Exercise brief:
Take every line from the first down to the line with "const nlYTicks = [0, 5000, 10000, 15000, 20000, 25000];" and set it down exactly, without the pictures.
= = = = =
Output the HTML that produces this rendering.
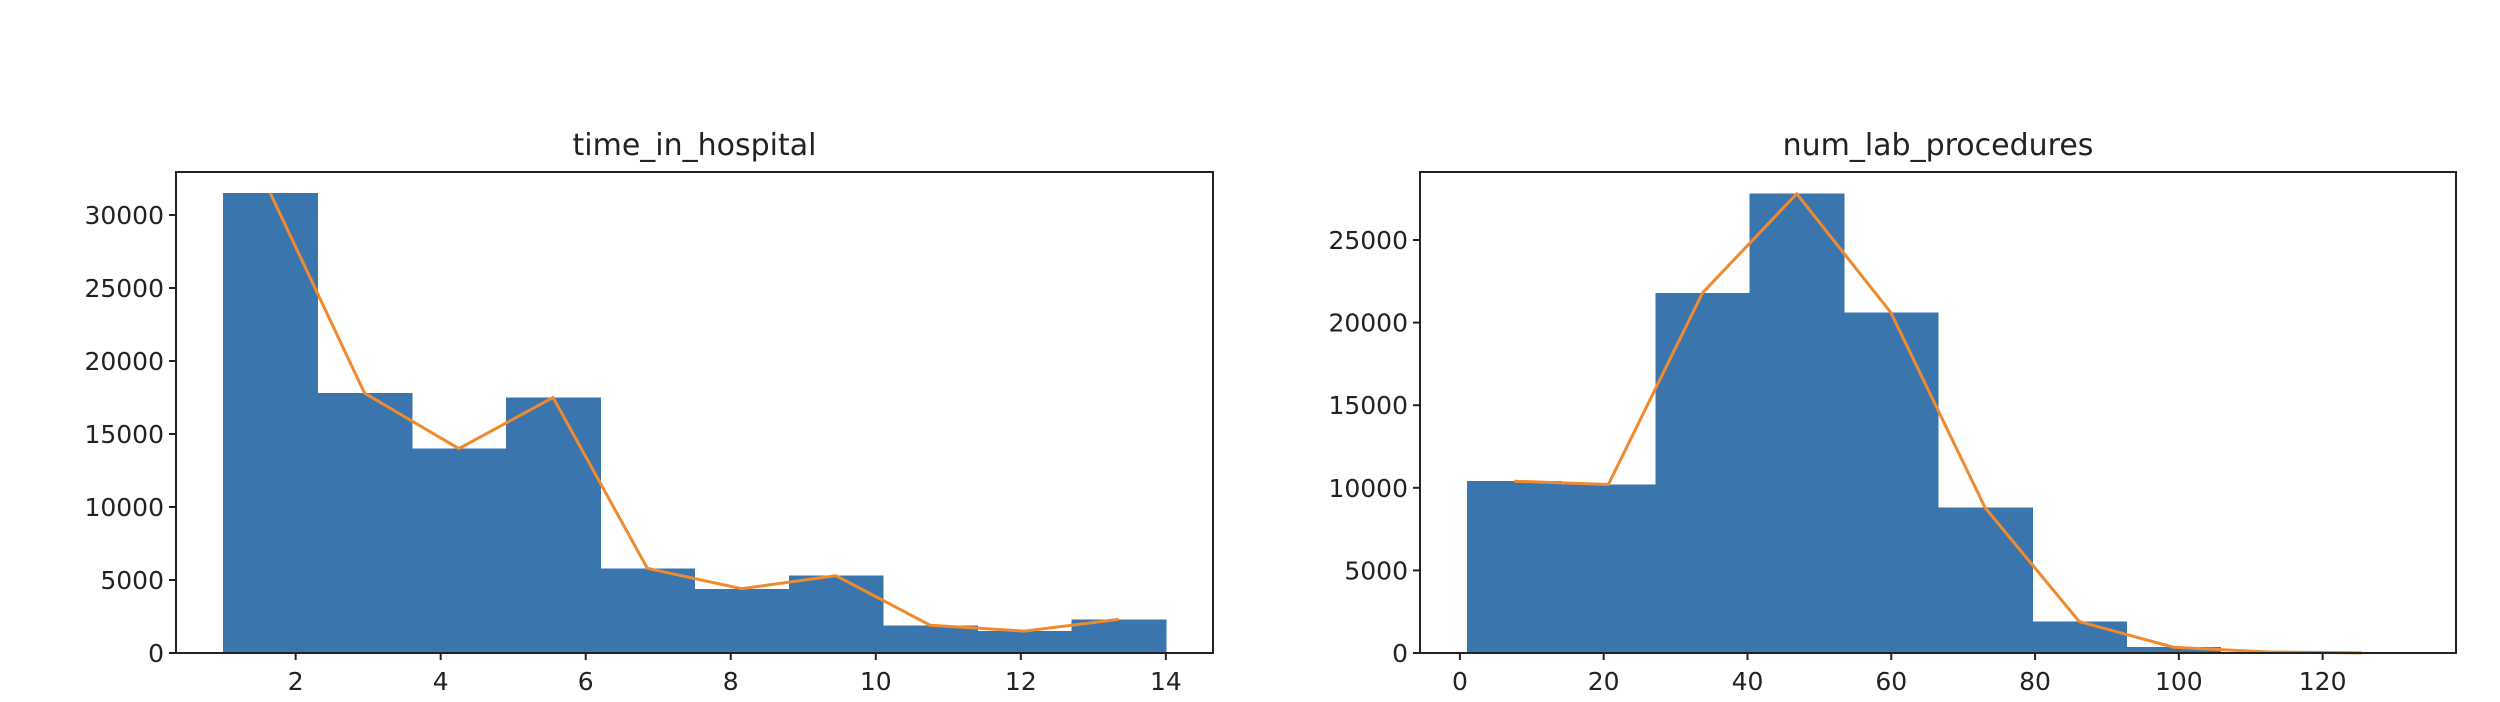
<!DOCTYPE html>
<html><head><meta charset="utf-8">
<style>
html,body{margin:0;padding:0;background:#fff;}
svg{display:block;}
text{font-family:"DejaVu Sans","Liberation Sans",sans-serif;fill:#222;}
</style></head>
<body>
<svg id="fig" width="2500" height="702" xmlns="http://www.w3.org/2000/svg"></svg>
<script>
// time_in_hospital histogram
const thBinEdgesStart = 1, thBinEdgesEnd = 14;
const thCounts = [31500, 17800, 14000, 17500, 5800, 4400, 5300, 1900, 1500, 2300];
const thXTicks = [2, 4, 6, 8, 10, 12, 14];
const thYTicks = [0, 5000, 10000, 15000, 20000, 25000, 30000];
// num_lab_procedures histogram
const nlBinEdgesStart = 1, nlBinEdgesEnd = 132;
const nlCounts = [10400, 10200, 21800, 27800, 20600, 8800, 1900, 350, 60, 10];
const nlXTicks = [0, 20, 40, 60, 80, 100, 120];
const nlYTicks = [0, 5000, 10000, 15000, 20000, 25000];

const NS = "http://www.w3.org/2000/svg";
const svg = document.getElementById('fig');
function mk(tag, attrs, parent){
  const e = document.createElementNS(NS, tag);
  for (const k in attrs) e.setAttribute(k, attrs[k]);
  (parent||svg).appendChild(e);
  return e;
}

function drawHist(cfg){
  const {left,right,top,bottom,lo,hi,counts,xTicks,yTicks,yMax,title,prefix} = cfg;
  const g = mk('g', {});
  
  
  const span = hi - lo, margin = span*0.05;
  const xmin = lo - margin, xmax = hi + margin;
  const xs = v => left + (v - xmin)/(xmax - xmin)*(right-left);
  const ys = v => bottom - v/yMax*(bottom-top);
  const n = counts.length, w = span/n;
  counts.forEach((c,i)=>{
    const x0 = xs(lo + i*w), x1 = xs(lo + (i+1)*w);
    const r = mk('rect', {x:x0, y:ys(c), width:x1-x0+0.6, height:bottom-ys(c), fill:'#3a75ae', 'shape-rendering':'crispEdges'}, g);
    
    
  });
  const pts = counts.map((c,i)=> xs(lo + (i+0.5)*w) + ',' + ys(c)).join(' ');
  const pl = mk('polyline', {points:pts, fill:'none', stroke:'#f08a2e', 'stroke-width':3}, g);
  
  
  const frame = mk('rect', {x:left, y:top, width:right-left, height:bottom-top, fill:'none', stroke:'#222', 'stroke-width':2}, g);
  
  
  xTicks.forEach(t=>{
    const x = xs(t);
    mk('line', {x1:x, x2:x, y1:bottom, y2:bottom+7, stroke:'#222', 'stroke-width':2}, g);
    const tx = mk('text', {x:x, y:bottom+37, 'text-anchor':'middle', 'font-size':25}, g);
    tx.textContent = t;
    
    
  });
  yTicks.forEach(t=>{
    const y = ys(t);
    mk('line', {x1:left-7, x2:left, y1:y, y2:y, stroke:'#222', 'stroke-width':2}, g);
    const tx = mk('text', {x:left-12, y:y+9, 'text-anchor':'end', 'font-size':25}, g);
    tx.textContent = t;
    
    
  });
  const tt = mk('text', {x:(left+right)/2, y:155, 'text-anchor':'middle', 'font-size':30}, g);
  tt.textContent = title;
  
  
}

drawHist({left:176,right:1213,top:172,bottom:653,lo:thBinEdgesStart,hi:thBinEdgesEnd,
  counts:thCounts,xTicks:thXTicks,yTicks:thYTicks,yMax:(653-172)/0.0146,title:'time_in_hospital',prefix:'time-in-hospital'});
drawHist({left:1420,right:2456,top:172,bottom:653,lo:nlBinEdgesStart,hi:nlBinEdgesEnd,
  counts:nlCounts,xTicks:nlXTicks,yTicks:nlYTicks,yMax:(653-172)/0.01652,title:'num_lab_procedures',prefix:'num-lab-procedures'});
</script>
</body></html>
= = = = =
Reply:
Output the HTML that produces this rendering.
<!DOCTYPE html>
<html><head><meta charset="utf-8">
<style>
html,body{margin:0;padding:0;background:#fff;}
svg{display:block;}
text{font-family:"DejaVu Sans","Liberation Sans",sans-serif;fill:#222;}
</style></head>
<body>
<svg id="fig" width="2500" height="702" xmlns="http://www.w3.org/2000/svg"></svg>
<script>
// time_in_hospital histogram
const thBinEdgesStart = 1, thBinEdgesEnd = 14;
const thCounts = [31500, 17800, 14000, 17500, 5800, 4400, 5300, 1900, 1500, 2300];
const thXTicks = [2, 4, 6, 8, 10, 12, 14];
const thYTicks = [0, 5000, 10000, 15000, 20000, 25000, 30000];
// num_lab_procedures histogram
const nlBinEdgesStart = 1, nlBinEdgesEnd = 132;
const nlCounts = [10400, 10200, 21800, 27800, 20600, 8800, 1900, 350, 60, 10];
const nlXTicks = [0, 20, 40, 60, 80, 100, 120];
const nlYTicks = [0, 5000, 10000, 15000, 20000, 25000];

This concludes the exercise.